Imagine that life is a sequence of car races, and you are the driver of a sports car.
For various reasons, you keep consistently losing races, and you want to fix this. Losing races consistently is making you anxious and depressed a lot of the time!!
There are three factors at work it seems:
1. Your car has its own design strengths and design flaws;
2. Your driving skills had better allow for adjustments to leverage the strengths and compensate for the flaws in your specific vehicle, and sometimes they really don't;
3. There is a "fly-by-wire" computer chip that uses automated programs to interpret your driving commands into making your car do certain things in specific circumstances, and some of the subprograms do the wrong thing at the wrong time no matter how you drive.
I have tried meds. They are like say, increasing your cars' breaking strength or transmission variability or engine power, all the time. In practice I find this solves one problem, only to create a new one which is as bad as the original problem. I've been at this for 19 years and I have never found anything that solves more problems than it creates. That's why I don't use meds anymore and don't miss them, as they feel almost like making too many radical low-level adjustments to my car's mechanics and electrical system. That works great for some cars, it doesn't really solve much with mine at the end of the day.
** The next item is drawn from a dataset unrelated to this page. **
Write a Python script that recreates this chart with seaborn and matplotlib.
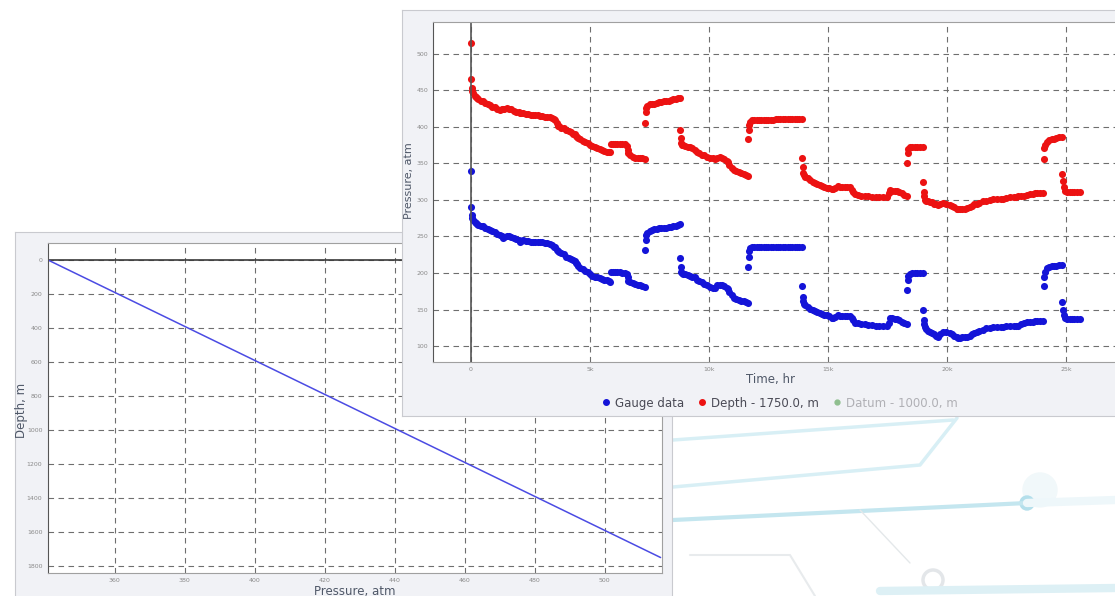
import matplotlib
matplotlib.use('Agg')
import matplotlib.pyplot as plt
import seaborn as sns
import pandas as pd
from matplotlib.lines import Line2D
from matplotlib.patches import Circle

# time, hr (same sampling for both pressure series)
time_hr = [
    # build-up at start and first decline
    0, 0, 30, 60, 100, 150, 200, 250, 300, 400, 500, 600, 700, 800, 900, 1000, 1100, 1200, 1300, 1350,
    1400, 1500, 1600, 1700, 1800, 1900, 2000, 2050, 2100, 2200, 2300, 2400, 2500, 2600, 2700, 2800,
    2900, 3000, 3100, 3200, 3300, 3400, 3500, 3550, 3600, 3650, 3700, 3800, 3900, 4000, 4100, 4200,
    4300, 4350, 4400, 4450, 4500, 4600, 4700, 4800, 4900, 5000, 5100, 5200, 5300, 5400, 5500, 5600,
    5700, 5800, 5850, 5870, 5950, 6050, 6150, 6250, 6350, 6450, 6550, 6580, 6600, 6700, 6800, 6900,
    7000, 7100, 7200, 7310,
    # shut-in 1
    7320, 7340, 7360, 7400, 7500, 7600, 7700, 7800, 7900, 8000, 8100, 8200, 8300, 8400, 8500, 8600,
    8700, 8780,
    # flow 2
    8790, 8810, 8830, 8850, 8900, 9000, 9100, 9200, 9300, 9400, 9500, 9600, 9700, 9800, 9900, 10040,
    10150, 10250, 10350, 10460, 10550, 10650, 10750, 10800, 10850, 10950, 11050, 11150, 11250, 11350,
    11450, 11550, 11630,
    # shut-in 2
    11650, 11670, 11690, 11720, 11800, 11900, 12000, 12100, 12200, 12300, 12400, 12500, 12600, 12700,
    12800, 12900, 13000, 13100, 13200, 13300, 13400, 13500, 13600, 13700, 13800, 13900,
    # flow 3
    13920, 13940, 13960, 13990, 14050, 14150, 14250, 14360, 14450, 14550, 14650, 14750, 14850, 14950,
    15050, 15150, 15200, 15300, 15410, 15500, 15600, 15700, 15800, 15920, 16000, 16050, 16130, 16250,
    16400, 16550, 16700, 16850, 17000, 17150, 17300, 17470, 17550, 17600, 17700, 17800, 17890, 18000,
    18100, 18200, 18310,
    # shut-in 3
    18330, 18350, 18380, 18450, 18550, 18650, 18750, 18850, 18990,
    # flow 4
    19000, 19020, 19040, 19070, 19120, 19200, 19300, 19370, 19450, 19550, 19620, 19700, 19830, 19950,
    20120, 20200, 20300, 20400, 20460, 20550, 20650, 20750, 20840, 20950, 21050, 21150, 21260, 21350,
    21500, 21650, 21810, 21950, 22100, 22250, 22360, 22500, 22650, 22800, 22900, 23000, 23100, 23250,
    23360, 23500, 23600, 23700, 23800, 23900, 24030,
    # shut-in 4
    24060, 24080, 24110, 24200, 24300, 24400, 24500, 24600, 24700, 24830,
    # flow 5
    24850, 24870, 24900, 24950, 25050, 25150, 25250, 25350, 25450, 25580,
]

# pressure at gauge, atm
gauge_atm = [
    340, 290, 279, 275, 272, 270, 268, 267, 266, 265, 264, 262, 260, 259, 257, 256, 254, 252, 250, 248,
    249, 250, 250, 249, 248, 247, 245, 242, 244, 245, 244, 244, 243, 243, 243, 243,
    242, 242, 241, 241, 240, 238, 236, 235, 232, 230, 229, 227, 226, 222, 221, 219,
    218, 216, 214, 212, 210, 207, 205, 203, 201, 198, 196, 195, 194, 193, 192, 191,
    190, 189, 188, 201, 202, 202, 201, 201, 200, 200, 199, 194, 189, 188, 186, 185,
    184, 183, 182, 181,
    231, 245, 252, 255, 258, 259, 260, 260, 261, 261, 262, 262, 263, 263, 264, 265,
    266, 267,
    220, 208, 202, 200, 199, 198, 197, 196, 195, 194, 191, 189, 187, 185, 183, 181,
    180, 179, 183, 184, 183, 182, 180, 178, 174, 170, 166, 165, 163, 162,
    161, 160, 159,
    208, 222, 230, 234, 235, 236, 236, 236, 236, 236, 236, 236, 236, 236,
    236, 236, 236, 236, 236, 236, 236, 236, 236, 236, 236, 236,
    182, 167, 161, 158, 156, 154, 151, 149, 148, 147, 145, 144, 143, 142,
    141, 139, 138, 140, 142, 141, 141, 141, 141, 141, 138, 135, 132, 131,
    130, 130, 129, 129, 128, 128, 127, 127, 132, 138, 138, 137, 137, 135,
    133, 131, 130,
    177, 190, 196, 199, 200, 200, 200, 200, 200,
    149, 136, 130, 126, 123, 121, 119, 118, 116, 114, 112, 116, 119, 119,
    118, 116, 114, 112, 111, 111, 112, 112, 112, 114, 116, 118, 119, 120,
    122, 124, 125, 126, 126, 126, 126, 127, 128, 128, 127, 128, 130, 132,
    133, 133, 133, 134, 134, 134, 134,
    182, 195, 202, 207, 208, 209, 210, 210, 211, 211,
    160, 150, 143, 138, 137, 137, 137, 137, 137, 137,
]

# pressure recalculated to depth 1750 m, atm
depth_atm = [
    515, 466, 453, 449, 446, 443, 441, 440, 438, 436, 435, 433, 432, 430, 428, 427, 425, 423, 424, 424,
    425, 426, 425, 424, 422, 421, 420, 419, 419, 419, 418, 418, 417, 417, 416, 416,
    415, 415, 414, 414, 413, 412, 411, 410, 405, 402, 401, 399, 398, 396, 395, 393,
    391, 390, 388, 386, 385, 383, 381, 380, 378, 376, 374, 372, 371, 370, 368, 367,
    366, 366, 366, 377, 377, 377, 377, 377, 377, 377, 374, 369, 364, 362, 359, 358,
    358, 357, 357, 356,
    405, 420, 426, 429, 431, 432, 432, 433, 434, 434, 435, 435, 436, 437, 438, 439,
    440, 440,
    396, 385, 378, 375, 375, 374, 373, 372, 371, 369, 366, 364, 362, 361, 359, 357,
    357, 356, 358, 359, 357, 356, 354, 352, 348, 344, 341, 340, 338, 337,
    336, 334, 333,
    384, 396, 403, 407, 409, 410, 410, 410, 410, 410, 410, 410, 410, 410,
    411, 411, 411, 411, 411, 411, 411, 411, 411, 411, 411, 411,
    357, 345, 337, 334, 332, 330, 328, 325, 323, 322, 320, 319, 318, 316,
    316, 315, 315, 317, 319, 318, 318, 318, 318, 318, 314, 311, 308, 307,
    306, 305, 305, 304, 304, 304, 304, 304, 309, 314, 313, 312, 312, 311,
    309, 307, 306,
    350, 364, 370, 373, 373, 373, 373, 373, 373,
    324, 311, 305, 300, 299, 298, 297, 297, 295, 294, 293, 295, 296, 295,
    293, 292, 290, 288, 287, 287, 288, 288, 289, 290, 292, 294, 295, 296,
    298, 299, 300, 301, 301, 302, 302, 303, 304, 304, 304, 305, 305, 306,
    307, 308, 308, 309, 309, 309, 309,
    356, 371, 376, 380, 382, 383, 384, 385, 386, 386,
    336, 326, 318, 312, 311, 311, 311, 311, 311, 311,
]

# pressure profile along the well
profile_atm = [341, 516]
profile_depth_m = [0, 1750]

time_ticks = [0, 5000, 10000, 15000, 20000, 25000]
time_tick_labels = ['0', '5k', '10k', '15k', '20k', '25k']
top_pres_ticks = [100, 150, 200, 250, 300, 350, 400, 450, 500]
left_pres_ticks = [360, 380, 400, 420, 440, 460, 480, 500]
depth_ticks = [0, 200, 400, 600, 800, 1000, 1200, 1400, 1600, 1800]
legend_labels = ['Gauge data', 'Depth - 1750.0, m', 'Datum - 1000.0, m']

df = pd.DataFrame({'time': time_hr, 'gauge': gauge_atm, 'depth': depth_atm})
profile = pd.DataFrame({'pressure': profile_atm, 'depth': profile_depth_m})

sns.set_style('white')
plt.rcParams['font.family'] = ['DejaVu Sans']

W, H = 1115, 596
fig = plt.figure(figsize=(W / 100, H / 100), dpi=100)
fig.patch.set_facecolor('white')


def box(x0, y0, x1, y1):
    # pixel box (top-left origin) -> figure fraction rect
    return [x0 / W, 1 - y1 / H, (x1 - x0) / W, (y1 - y0) / H]


grid_kw = dict(color='#6e6e6e', lw=0.8, linestyle=(0, (5, 4)))
label_col = '#4f5868'
tick_col = '#8a8a8a'

# faint background decoration (lower right)
bg = fig.add_axes([0, 0, 1, 1], zorder=-5)
bg.set_xlim(0, W)
bg.set_ylim(H, 0)
bg.axis('off')
deco_col = '#d8eff5'
bg.plot([673, 953], [440, 420], color=deco_col, lw=2.5)
bg.plot([673, 920, 957], [487, 465, 418], color=deco_col, lw=2.5)
bg.plot([673, 1027], [520, 503], color='#c4e6ef', lw=3)
bg.plot([1027, 1115], [503, 500], color='#eef7fa', lw=6)
bg.plot([860, 910], [510, 563], color='#e4e8ea', lw=1)
bg.plot([880, 1115], [591, 588], color='#ddf0f5', lw=6)
bg.plot([690, 790, 815], [555, 555, 596], color='#e8ebed', lw=1.5)
bg.add_patch(Circle((1040, 490), 17, color='#f1f8fa'))
bg.add_patch(Circle((1027, 503), 7, color='#b4dfeb'))
bg.add_patch(Circle((933, 580), 10, fill=False, ec='#e3e6e9', lw=2.5))

# left panel: depth vs pressure
frame_l = fig.add_axes(box(15, 232, 672, 610), zorder=1)
frame_l.set_facecolor('#f1f2f6')
frame_l.set_xticks([])
frame_l.set_yticks([])
for s in frame_l.spines.values():
    s.set_color('#c9cacf')

ax_l = fig.add_axes(box(48, 243, 662, 573), zorder=2)
ax_l.set_facecolor('white')
sns.lineplot(data=profile, x='pressure', y='depth', sort=False, color='#4b4be3', lw=1.1, ax=ax_l)
ax_l.axhline(0, color='#3a3a3a', lw=1.2, zorder=1)
ax_l.set_xlim(341, 516.4)
ax_l.set_ylim(1841, -100)
ax_l.set_xticks(left_pres_ticks)
ax_l.set_yticks(depth_ticks)
ax_l.grid(True, **grid_kw)
ax_l.set_xlabel('')
ax_l.set_ylabel('')
ax_l.tick_params(labelsize=4.5, colors=tick_col, length=2, pad=2)
ax_l.tick_params(axis='x', pad=1.5)
for s in ax_l.spines.values():
    s.set_color('#a0a0a0')
ax_l.spines['left'].set_color('#555555')
fig.text(22 / W, 1 - 410 / H, 'Depth, m', rotation=90, ha='center', va='center',
         fontsize=8.5, color=label_col, zorder=3)
fig.text(355 / W, 1 - 591 / H, 'Pressure, atm', ha='center', va='center',
         fontsize=8.5, color=label_col, zorder=3)

# top panel: pressure vs time
frame_t = fig.add_axes(box(402, 10, 1135, 416), zorder=3)
frame_t.set_facecolor('#f1f2f6')
frame_t.set_xticks([])
frame_t.set_yticks([])
for s in frame_t.spines.values():
    s.set_color('#c9cacf')

ax_t = fig.add_axes(box(433, 22, 1140, 362), zorder=4)
ax_t.set_facecolor('white')
sns.scatterplot(data=df, x='time', y='gauge', color='#1414d8', s=26, linewidth=0, ax=ax_t)
sns.scatterplot(data=df, x='time', y='depth', color='#ec1212', s=26, linewidth=0, ax=ax_t)
ax_t.axvline(0, color='#555555', lw=1.2, zorder=1)
ax_t.set_xlim(-1597, 28110)
ax_t.set_ylim(78.1, 543.8)
ax_t.set_xticks(time_ticks)
ax_t.set_xticklabels(time_tick_labels)
ax_t.set_yticks(top_pres_ticks)
ax_t.grid(True, **grid_kw)
ax_t.set_xlabel('')
ax_t.set_ylabel('')
ax_t.tick_params(labelsize=4.5, colors=tick_col, length=2, pad=1.5)
for s in ax_t.spines.values():
    s.set_color('#a0a0a0')
ax_t.spines['left'].set_color('#555555')

fig.text(770 / W, 1 - 380 / H, 'Time, hr', ha='center', va='center',
         fontsize=8.5, color=label_col, zorder=5)
fig.text(409 / W, 1 - 181 / H, 'Pressure, atm', rotation=90, ha='center', va='center',
         fontsize=8, color=label_col, zorder=5)

handles = [
    Line2D([], [], marker='o', ls='', color='#1414d8', markersize=4),
    Line2D([], [], marker='o', ls='', color='#ec1212', markersize=4),
    Line2D([], [], marker='o', ls='', color='#8fbf8f', markersize=3.5),
]
leg = frame_t.legend(handles, legend_labels, ncol=3, frameon=False, fontsize=8.5,
                     loc='center', bbox_to_anchor=(779 / W, 1 - 403 / H),
                     bbox_transform=fig.transFigure, handletextpad=0.3,
                     columnspacing=1.0, handlelength=1.0)
for txt, col in zip(leg.get_texts(), ['#4a4a55', '#4a4a55', '#b0b0b5']):
    txt.set_color(col)

fig.savefig('out.png', dpi=100)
My car's computer chip and my driving method seem to have a LOT of subtle little problems. That's the thing - no major maladjustment, but a laundry list of smaller situational ones that in the aggregate make me feel like my high end Maserati is driving like a dump truck with 200,000 miles on the odometer. I've been told there's nothing massively wrong with the chip or my driving, but they just don't cooperate well in too many specific situations.
The thing is, how on earth do I alter my driving and reprogram that chip WITHIN MY LIFETIME(!)?

I desperately need some formula for organizing and accelerating that process. Therapy and aggressive self-help has defined the problem well, I think. What neither has done is create an adequate methodology for permanently solving it. I'm excited and guardedly optimistic about finding one, but confused as to what to do next.